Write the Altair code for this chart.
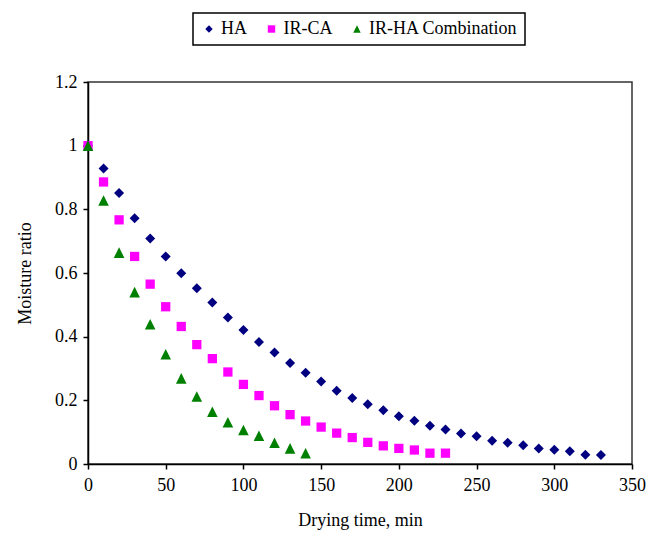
import altair as alt
import pandas as pd

series_names = ["HA", "IR-CA", "IR-HA Combination"]
series_colors = ["#000080", "#FF00FF", "#008000"]
series_shapes = ["diamond", "square", "M0,-1L-1,1L1,1Z"]
series_sizes = [100, 86, 112]

ha_time = [0, 10, 20, 30, 40, 50, 60, 70, 80, 90, 100, 110, 120, 130, 140, 150, 160,
           170, 180, 190, 200, 210, 220, 230, 240, 250, 260, 270, 280, 290, 300, 310, 320, 330]
ha_mr = [1.0, 0.928, 0.851, 0.772, 0.708, 0.652, 0.599, 0.552, 0.507, 0.46, 0.421, 0.383,
         0.35, 0.317, 0.287, 0.259, 0.23, 0.207, 0.188, 0.169, 0.15, 0.136, 0.12, 0.108,
         0.096, 0.087, 0.073, 0.067, 0.059, 0.049, 0.045, 0.040, 0.029, 0.028]

irca_time = [0, 10, 20, 30, 40, 50, 60, 70, 80, 90, 100, 110, 120, 130, 140, 150, 160,
             170, 180, 190, 200, 210, 220, 230]
irca_mr = [1.0, 0.886, 0.767, 0.652, 0.565, 0.494, 0.432, 0.375, 0.331, 0.289, 0.25, 0.215,
           0.183, 0.155, 0.135, 0.116, 0.097, 0.083, 0.068, 0.057, 0.049, 0.044, 0.034, 0.034]

irha_time = [0, 10, 20, 30, 40, 50, 60, 70, 80, 90, 100, 110, 120, 130, 140]
irha_mr = [1.0, 0.828, 0.664, 0.54, 0.439, 0.345, 0.269, 0.212, 0.164, 0.131, 0.107, 0.089,
           0.067, 0.049, 0.034]

x_ticks = [0, 50, 100, 150, 200, 250, 300, 350]
y_ticks = [0, 0.2, 0.4, 0.6, 0.8, 1.0, 1.2]

rows = []
for name, ts, vs in [(series_names[0], ha_time, ha_mr),
                     (series_names[1], irca_time, irca_mr),
                     (series_names[2], irha_time, irha_mr)]:
    for t, v in zip(ts, vs):
        rows.append({"series": name, "time": t, "mr": v})
df = pd.DataFrame(rows)

FONT = "Liberation Serif"
FS = 18

base = alt.Chart(df).encode(
    x=alt.X("time:Q", title="Drying time, min",
            scale=alt.Scale(domain=[0, 350], nice=False, zero=False),
            axis=alt.Axis(values=x_ticks, labelPadding=7, titlePadding=17)),
    y=alt.Y("mr:Q", title="Moisture ratio",
            scale=alt.Scale(domain=[0, 1.2], nice=False),
            axis=alt.Axis(values=y_ticks, labelPadding=6, titlePadding=20,
                          labelExpr="datum.value == 0 ? '0' : format(datum.value, '.1~f')")),
    color=alt.Color("series:N", title=None,
                    scale=alt.Scale(domain=series_names, range=series_colors)),
    shape=alt.Shape("series:N", title=None,
                    scale=alt.Scale(domain=series_names, range=series_shapes)),
)

layers = [
    base.transform_filter(alt.datum.series == name).mark_point(
        filled=True, opacity=1, size=sz)
    for name, sz in zip(series_names, series_sizes)
]

chart = alt.layer(*layers).properties(
    width=544, height=382,
    autosize=alt.AutoSizeParams(type="none"),
    padding={"left": 88, "top": 82, "right": 25, "bottom": 70},
).configure_view(
    stroke="#333333", strokeWidth=1.5
).configure_axis(
    grid=False, domainColor="black", domainWidth=1.5, tickColor="black",
    tickSize=5, tickWidth=1.5, labelFont=FONT, labelFontSize=FS, labelColor="black",
    titleFont=FONT, titleFontSize=FS, titleFontWeight="normal", titleColor="black",
    labelFlush=False, labelOverlap=False,
).configure_legend(
    orient="none", legendX=105, legendY=-69, direction="horizontal",
    strokeColor="black", strokeWidth=1.5, fillColor="white", padding=7,
    labelFont=FONT, labelFontSize=FS, labelColor="black", symbolSize=55,
    columnPadding=15.5, symbolStrokeWidth=0, labelOffset=3,
)

chart.save("out.html", embed_options={"renderer": "svg", "actions": False})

******

(YOUR INSTRUCTIONS):
Please quote the lines of the material, beginning with the first and ending with the one that contains "0.044, 0.034, 0.034]", exactly as written and without any pictures.

(TASK SOLUTION):
Write the Altair code for this chart.
import altair as alt
import pandas as pd

series_names = ["HA", "IR-CA", "IR-HA Combination"]
series_colors = ["#000080", "#FF00FF", "#008000"]
series_shapes = ["diamond", "square", "M0,-1L-1,1L1,1Z"]
series_sizes = [100, 86, 112]

ha_time = [0, 10, 20, 30, 40, 50, 60, 70, 80, 90, 100, 110, 120, 130, 140, 150, 160,
           170, 180, 190, 200, 210, 220, 230, 240, 250, 260, 270, 280, 290, 300, 310, 320, 330]
ha_mr = [1.0, 0.928, 0.851, 0.772, 0.708, 0.652, 0.599, 0.552, 0.507, 0.46, 0.421, 0.383,
         0.35, 0.317, 0.287, 0.259, 0.23, 0.207, 0.188, 0.169, 0.15, 0.136, 0.12, 0.108,
         0.096, 0.087, 0.073, 0.067, 0.059, 0.049, 0.045, 0.040, 0.029, 0.028]

irca_time = [0, 10, 20, 30, 40, 50, 60, 70, 80, 90, 100, 110, 120, 130, 140, 150, 160,
             170, 180, 190, 200, 210, 220, 230]
irca_mr = [1.0, 0.886, 0.767, 0.652, 0.565, 0.494, 0.432, 0.375, 0.331, 0.289, 0.25, 0.215,
           0.183, 0.155, 0.135, 0.116, 0.097, 0.083, 0.068, 0.057, 0.049, 0.044, 0.034, 0.034]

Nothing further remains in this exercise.